Alonzo Solis owns several Tropical Smoothie Cafes in Cedar Park, Texas. Along with bananas and kale, he said that teenagers are an essential ingredient in his business.
“Honestly, without them, we’d have to close our doors,” Solis said.
Like many restaurant owners, he’s had a tough time staffing up, even after raising wages to $15 an hour, plus tips. So more than two-thirds of his workers are high schoolers, putting in 10 to 20 hours a week.
“We’re very flexible with their schedules,” Solis said. “You know, they’re balancing school, they’re balancing extracurricular activities.”
Twenty years ago, about half of teenagers worked. That rate has dropped steadily to about one-third of teenagers.
“What we’re likely seeing right now is a turning point in the way that teenagers see themselves fitting into the labor market,” said Luke Pardue, an economist with the payroll platform Gusto.
The share of teens working has dropped a bit since the summer, but Pardue said there are signs that that wasn’t just a blip. According to Gusto data, teens are already being hired for the holidays at double the rate of 2019.

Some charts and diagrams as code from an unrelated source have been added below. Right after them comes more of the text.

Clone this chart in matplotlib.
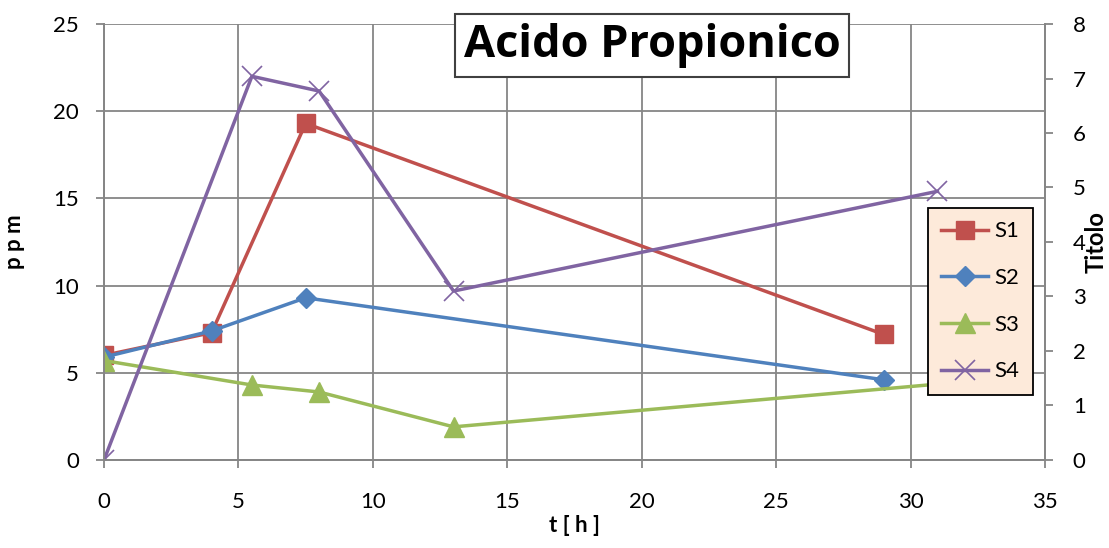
import matplotlib.pyplot as plt

# dati
t_s1 = [0, 4, 7.5, 29]
s1 = [6.0, 7.3, 19.3, 7.2]
t_s2 = [0, 4, 7.5, 29]
s2 = [5.9, 7.4, 9.3, 4.6]
t_s3 = [0, 5.5, 8, 13, 31]
s3 = [5.7, 4.3, 3.9, 1.9, 4.35]
t_s4 = [0, 5.5, 8, 13, 31]
s4 = [0, 7.04, 6.77, 3.1, 4.93]   # asse secondario (Titolo)

plt.rcParams['font.family'] = ['Lato', 'DejaVu Sans']
grigio = '#868686'

fig = plt.figure(figsize=(11.09, 5.48), dpi=100)
ax = fig.add_axes([0.0938, 0.1606, 0.8485, 0.7956])
ax2 = ax.twinx()

l1, = ax.plot(t_s1, s1, color='#C0504D', lw=2.5, marker='s', ms=13, label='S1')
l2, = ax.plot(t_s2, s2, color='#4F81BD', lw=2.5, marker='D', ms=10, label='S2')
l3, = ax.plot(t_s3, s3, color='#9BBB59', lw=2.5, marker='^', ms=14, label='S3')
l4, = ax2.plot(t_s4, s4, color='#8064A2', lw=2.5, marker='x', ms=14, mew=1.2, label='S4')

ax.set_xlim(0, 35)
ax.set_ylim(0, 25)
ax2.set_ylim(0, 8)
ax.set_xticks(range(0, 36, 5))
ax.set_yticks(range(0, 26, 5))
ax2.set_yticks(range(0, 9))

ax.grid(True, color=grigio, lw=1.3)
ax.set_axisbelow(True)
for a in (ax, ax2):
    for s in a.spines.values():
        s.set_color(grigio)
        s.set_linewidth(1.3)
    a.tick_params(colors=grigio, labelcolor='black', labelsize=16, length=6, width=1.3, direction='out')
ax.spines['top'].set_visible(False)
ax2.spines['top'].set_visible(False)
ax.tick_params(axis='x', pad=17)
ax.tick_params(axis='y', pad=12)
ax2.tick_params(axis='y', pad=14)

ax.set_xlabel('t [ h ]', fontsize=16, fontweight='bold', labelpad=2)
ax.set_ylabel('p p m', fontsize=16, fontweight='bold', labelpad=20)
ax2.set_ylabel('Titolo', fontsize=17, fontweight='bold', labelpad=-1)

ax.text(0.5824, 0.95, 'Acido Propionico', transform=ax.transAxes, ha='center', va='center',
        fontsize=32.5, fontweight='bold', family=['Open Sans', 'DejaVu Sans'], zorder=10,
        bbox=dict(boxstyle='square,pad=0.2', fc='white', ec='#404040', lw=1.5))

leg = ax2.legend(handles=[l1, l2, l3, l4], loc='upper left', bbox_to_anchor=(0.8757, 0.578),
                 borderaxespad=0, fontsize=16, frameon=True, fancybox=False, framealpha=1,
                 handlelength=2.1, labelspacing=1.2, borderpad=0.6, handletextpad=0.3)
leg.get_frame().set_facecolor('#FDEADA')
leg.get_frame().set_edgecolor('black')
leg.get_frame().set_linewidth(1.3)
leg.set_zorder(20)

fig.savefig('out.png', dpi=100)
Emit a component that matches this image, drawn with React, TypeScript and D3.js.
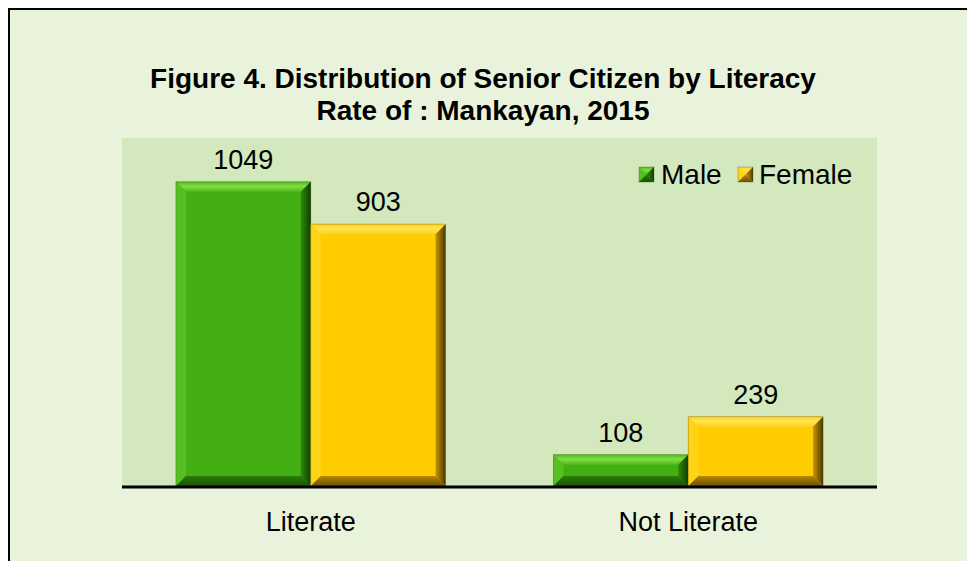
import React from 'react';
import * as d3 from 'd3';

const categories = ['Literate', 'Not Literate'];
const seriesNames = ['Male', 'Female'];
const maleValues = [1049, 108];
const femaleValues = [903, 239];
const titleLines = ['Figure 4. Distribution of Senior Citizen by Literacy', 'Rate of : Mankayan, 2015'];
const yMax = 1200;

const W = 967;
const H = 561;
const plot = { left: 122, right: 877, top: 138, bottom: 486 };
const FONT = 'Liberation Sans, Arial, sans-serif';

type Pal = { face: string; topA: string; topB: string; left: string; rightA: string; rightB: string; bottom: string };
const palettes: Record<string, Pal> = {
  Male: { face: '#43af12', topA: '#4fbb1c', topB: '#86dc45', left: '#55c021', rightA: '#2e8a09', rightB: '#0f3f02', bottom: '#2b7c08' },
  Female: { face: '#ffcc00', topA: '#ffd21c', topB: '#ffe453', left: '#ffd317', rightA: '#c99500', rightB: '#4a3800', bottom: '#b88900' },
};

function BevelBar({ id, x, y, w, h, pal, bev }: { id: string; x: number; y: number; w: number; h: number; pal: Pal; bev: number }) {
  const b = Math.min(bev, h / 2, w / 2);
  const x1 = x + w;
  const y1 = y + h;
  const pts = (p: number[][]) => p.map((q) => q.join(',')).join(' ');
  return (
    <g>
      <defs>
        <linearGradient id={`${id}-top`} x1="0" y1="0" x2="0" y2="1">
          <stop offset="0" stopColor={pal.topA} />
          <stop offset="0.45" stopColor={pal.topB} />
          <stop offset="1" stopColor={pal.topA} />
        </linearGradient>
        <linearGradient id={`${id}-right`} x1="0" y1="0" x2="1" y2="0">
          <stop offset="0" stopColor={pal.rightA} />
          <stop offset="1" stopColor={pal.rightB} />
        </linearGradient>
        <linearGradient id={`${id}-bottom`} x1="0" y1="0" x2="0" y2="1">
          <stop offset="0" stopColor={pal.bottom} />
          <stop offset="1" stopColor={pal.rightB} stopOpacity="0.8" />
        </linearGradient>
      </defs>
      <rect x={x} y={y} width={w} height={h} fill={pal.face} />
      <polygon points={pts([[x, y], [x1, y], [x1 - b, y + b], [x + b, y + b]])} fill={`url(#${id}-top)`} />
      <polygon points={pts([[x, y], [x + b, y + b], [x + b, y1 - b], [x, y1]])} fill={pal.left} />
      <polygon points={pts([[x1, y], [x1, y1], [x1 - b, y1 - b], [x1 - b, y + b]])} fill={`url(#${id}-right)`} />
      <polygon points={pts([[x, y1], [x + b, y1 - b], [x1 - b, y1 - b], [x1, y1]])} fill={`url(#${id}-bottom)`} />
      <rect x={x} y={y} width={w} height={h} fill="none" stroke="rgba(60,60,20,0.35)" strokeWidth={0.8} />
    </g>
  );
}

export default function App() {
  const x0 = d3.scaleBand<string>().domain(categories).range([plot.left, plot.right]).paddingInner(0).paddingOuter(0);
  const x1 = d3.scaleBand<string>().domain(seriesNames).range([0, x0.bandwidth()]).paddingInner(0).paddingOuter(0.4);
  const y = d3.scaleLinear().domain([0, yMax]).range([plot.bottom, plot.top]);
  const series = [
    { name: 'Male', values: maleValues },
    { name: 'Female', values: femaleValues },
  ];
  const legendItems = [
    { name: 'Male', mx: 639, tx: 661 },
    { name: 'Female', mx: 738, tx: 759 },
  ];

  return (
    <svg width={W} height={H} style={{ position: 'absolute', left: 0, top: 0 }} fontFamily={FONT}>
      <rect x={0} y={0} width={W} height={H} fill="#ffffff" />
      <rect x={9} y={9} width={W + 20} height={H + 20} fill="#e9f3dc" stroke="#000" strokeWidth={2} />
      <rect x={plot.left} y={plot.top} width={plot.right - plot.left} height={plot.bottom - plot.top} fill="#d3e8bc" />
      {titleLines.map((t, i) => (
        <text key={i} x={483} y={88 + i * 32} textAnchor="middle" fontSize={28} fontWeight="bold" fill="#000">
          {t}
        </text>
      ))}
      {series.map((s) =>
        categories.map((c, ci) => {
          const v = s.values[ci];
          const bx = (x0(c) as number) + (x1(s.name) as number);
          const bw = x1.bandwidth();
          const by = y(v);
          return (
            <g key={`${s.name}-${c}`}>
              <BevelBar id={`b-${s.name}-${ci}`} x={bx} y={by} w={bw} h={plot.bottom - by} pal={palettes[s.name]} bev={10} />
              <text x={bx + bw / 2} y={by - 13} textAnchor="middle" fontSize={27} fill="#000">
                {v}
              </text>
            </g>
          );
        })
      )}
      <line x1={plot.left} x2={plot.right} y1={plot.bottom + 1} y2={plot.bottom + 1} stroke="#000" strokeWidth={3} />
      {categories.map((c) => (
        <text key={c} x={(x0(c) as number) + x0.bandwidth() / 2} y={531} textAnchor="middle" fontSize={27} fill="#000">
          {c}
        </text>
      ))}
      {legendItems.map((l) => (
        <g key={l.name}>
          <BevelBar id={`lg-${l.name}`} x={l.mx} y={167} w={15} h={15} pal={palettes[l.name]} bev={7} />
          <text x={l.tx} y={184} fontSize={28} fill="#000">
            {l.name}
          </text>
        </g>
      ))}
    </svg>
  );
}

“Teenagers have entered the labor force at a higher rate. And those higher rates are likely to persist for years to come as teenagers rethink whether they can work during school,” Pardue said.
But the trend isn’t necessarily positive if it hurts teens’ academics, said Lauren Bauer with the Brookings Institution. College enrollments dropped in 2021 just as the labor market heated up and more teens took jobs.
“Losing that investment in themselves at a very pivotal moment in their lives is going to have potentially long-term consequences,” Bauer said.
Because while wages at a smoothie bar seem great for a high school kid, jobs that don’t require some college generally pay a lot less in the long term.